Unlike his peers, however, Lewis resisted strict categorization, relentlessly exploring new media and motifs, engaging contemporary socio-political issues through both figuration and abstraction, and looking to sources as disparate as the European Modernists, African visual culture, and the early American Ashcan School.

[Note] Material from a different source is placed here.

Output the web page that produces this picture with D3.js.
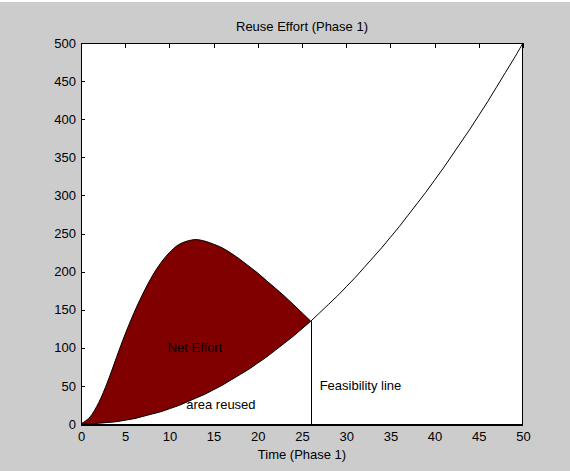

A perpetual student at heart, Lewis attended classes at Columbia University Teachers College in the 1930s. He participated heavily at the Harlem Community Art Center in the 1940s and 1950s, where he met writers, musicians, and artists, including Jack Whitten. Lewis’s ongoing self-education, which included this engagement within his Harlem community, was supplemented by trips to the Museum of Modern Art, where he viewed the European masters like Vincent van Gogh and Wassily Kandinsky, and a fierce commitment to African-American social causes. The 1960s were a turning point for the artist, as he began to focus in a profound way on the subjects of race and civil rights. In response to the Ku Klux Klan, Lewis and other black artists formed Spiral, an activist group founded on a commitment to supporting the Civil Rights Movement and combatting the racism and threats posed by the white supremacist group.
He wore the hat of teacher with similar grace as that of artist, teaching art from 1965 to 1971 at Harlem Youth In Action, an antipoverty organization; and from 1972 until his death at the Art Student League. Among his honors were a Mark Rothko Foundation Grant and a National Endowment for the Arts Fellowship, both in 1972, and a Guggenheim Fellowship in 1975. His work is included in several prestigious museum collections, most notably those of The Museum of Modern Art, New York; the Smithsonian American Art Museum, Washington; the Museum of Fine Arts, Boston, and the Art Institute in Chicago.
Lewis passed away in 1979 in New York. Recently honored with a major retrospective, Procession: The Art of Norman Lewis, which traveled to the Pennsylvania Academy of the Fine Arts in Philadelphia, Amon Carter Museum of American Art in Fort Worth, and the Chicago Cultural Center, Lewis is only now gaining the significant critical and academic acclaim that he has long been overdue.